» **Given data**
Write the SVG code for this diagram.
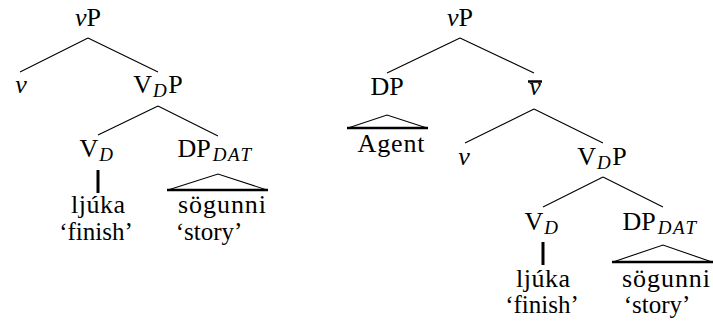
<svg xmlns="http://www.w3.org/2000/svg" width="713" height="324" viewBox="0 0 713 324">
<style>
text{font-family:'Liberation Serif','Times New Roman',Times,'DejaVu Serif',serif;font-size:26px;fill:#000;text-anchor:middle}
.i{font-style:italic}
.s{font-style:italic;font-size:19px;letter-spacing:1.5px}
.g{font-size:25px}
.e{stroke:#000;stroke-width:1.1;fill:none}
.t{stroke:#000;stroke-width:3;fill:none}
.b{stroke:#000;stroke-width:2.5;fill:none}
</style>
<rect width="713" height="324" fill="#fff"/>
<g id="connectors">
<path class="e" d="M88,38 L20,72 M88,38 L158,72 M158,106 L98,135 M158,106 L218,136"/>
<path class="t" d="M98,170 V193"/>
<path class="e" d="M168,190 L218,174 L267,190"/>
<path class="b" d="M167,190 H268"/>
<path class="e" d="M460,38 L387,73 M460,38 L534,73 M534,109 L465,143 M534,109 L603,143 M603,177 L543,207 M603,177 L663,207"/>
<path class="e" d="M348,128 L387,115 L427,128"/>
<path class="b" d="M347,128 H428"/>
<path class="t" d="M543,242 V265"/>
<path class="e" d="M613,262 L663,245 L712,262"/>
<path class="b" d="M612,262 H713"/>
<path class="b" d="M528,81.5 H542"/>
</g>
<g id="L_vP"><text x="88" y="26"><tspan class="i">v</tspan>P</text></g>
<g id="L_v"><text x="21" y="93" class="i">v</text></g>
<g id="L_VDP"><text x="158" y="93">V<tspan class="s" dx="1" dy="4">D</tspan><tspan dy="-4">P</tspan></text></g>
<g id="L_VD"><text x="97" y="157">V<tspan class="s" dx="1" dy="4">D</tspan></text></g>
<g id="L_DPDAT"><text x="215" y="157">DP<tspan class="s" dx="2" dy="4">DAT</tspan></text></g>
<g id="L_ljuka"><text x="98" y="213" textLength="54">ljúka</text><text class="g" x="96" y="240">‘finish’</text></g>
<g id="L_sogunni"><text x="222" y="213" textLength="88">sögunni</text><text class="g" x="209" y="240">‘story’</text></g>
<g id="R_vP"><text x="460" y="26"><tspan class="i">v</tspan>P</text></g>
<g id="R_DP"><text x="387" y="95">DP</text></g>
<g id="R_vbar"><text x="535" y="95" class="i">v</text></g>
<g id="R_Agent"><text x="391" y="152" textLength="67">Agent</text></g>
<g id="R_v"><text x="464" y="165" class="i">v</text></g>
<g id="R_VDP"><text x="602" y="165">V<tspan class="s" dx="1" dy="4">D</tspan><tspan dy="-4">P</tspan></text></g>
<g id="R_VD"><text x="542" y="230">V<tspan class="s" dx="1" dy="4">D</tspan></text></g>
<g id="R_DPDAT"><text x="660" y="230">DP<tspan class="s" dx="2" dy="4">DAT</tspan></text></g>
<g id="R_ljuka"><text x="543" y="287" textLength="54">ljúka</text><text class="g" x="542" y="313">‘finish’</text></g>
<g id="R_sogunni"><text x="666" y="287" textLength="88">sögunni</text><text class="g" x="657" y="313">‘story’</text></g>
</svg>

» **What is being asked**
Leave out the pictures and transcribe everything else exactly.

» **Solution to the exercise**
Write the SVG code for this diagram.
<svg xmlns="http://www.w3.org/2000/svg" width="713" height="324" viewBox="0 0 713 324">
<style>
text{font-family:'Liberation Serif','Times New Roman',Times,'DejaVu Serif',serif;font-size:26px;fill:#000;text-anchor:middle}
.i{font-style:italic}
.s{font-style:italic;font-size:19px;letter-spacing:1.5px}
.g{font-size:25px}
.e{stroke:#000;stroke-width:1.1;fill:none}
.t{stroke:#000;stroke-width:3;fill:none}
.b{stroke:#000;stroke-width:2.5;fill:none}
</style>
<rect width="713" height="324" fill="#fff"/>
<g id="connectors">
<path class="e" d="M88,38 L20,72 M88,38 L158,72 M158,106 L98,135 M158,106 L218,136"/>
<path class="t" d="M98,170 V193"/>
<path class="e" d="M168,190 L218,174 L267,190"/>
<path class="b" d="M167,190 H268"/>
<path class="e" d="M460,38 L387,73 M460,38 L534,73 M534,109 L465,143 M534,109 L603,143 M603,177 L543,207 M603,177 L663,207"/>
<path class="e" d="M348,128 L387,115 L427,128"/>
<path class="b" d="M347,128 H428"/>
<path class="t" d="M543,242 V265"/>
<path class="e" d="M613,262 L663,245 L712,262"/>
<path class="b" d="M612,262 H713"/>
<path class="b" d="M528,81.5 H542"/>
</g>
<g id="L_vP"><text x="88" y="26"><tspan class="i">v</tspan>P</text></g>
<g id="L_v"><text x="21" y="93" class="i">v</text></g>
<g id="L_VDP"><text x="158" y="93">V<tspan class="s" dx="1" dy="4">D</tspan><tspan dy="-4">P</tspan></text></g>
<g id="L_VD"><text x="97" y="157">V<tspan class="s" dx="1" dy="4">D</tspan></text></g>
<g id="L_DPDAT"><text x="215" y="157">DP<tspan class="s" dx="2" dy="4">DAT</tspan></text></g>
<g id="L_ljuka"><text x="98" y="213" textLength="54">ljúka</text><text class="g" x="96" y="240">‘finish’</text></g>
<g id="L_sogunni"><text x="222" y="213" textLength="88">sögunni</text><text class="g" x="209" y="240">‘story’</text></g>
<g id="R_vP"><text x="460" y="26"><tspan class="i">v</tspan>P</text></g>
<g id="R_DP"><text x="387" y="95">DP</text></g>
<g id="R_vbar"><text x="535" y="95" class="i">v</text></g>
<g id="R_Agent"><text x="391" y="152" textLength="67">Agent</text></g>
<g id="R_v"><text x="464" y="165" class="i">v</text></g>
<g id="R_VDP"><text x="602" y="165">V<tspan class="s" dx="1" dy="4">D</tspan><tspan dy="-4">P</tspan></text></g>
<g id="R_VD"><text x="542" y="230">V<tspan class="s" dx="1" dy="4">D</tspan></text></g>
<g id="R_DPDAT"><text x="660" y="230">DP<tspan class="s" dx="2" dy="4">DAT</tspan></text></g>
<g id="R_ljuka"><text x="543" y="287" textLength="54">ljúka</text><text class="g" x="542" y="313">‘finish’</text></g>
<g id="R_sogunni"><text x="666" y="287" textLength="88">sögunni</text><text class="g" x="657" y="313">‘story’</text></g>
</svg>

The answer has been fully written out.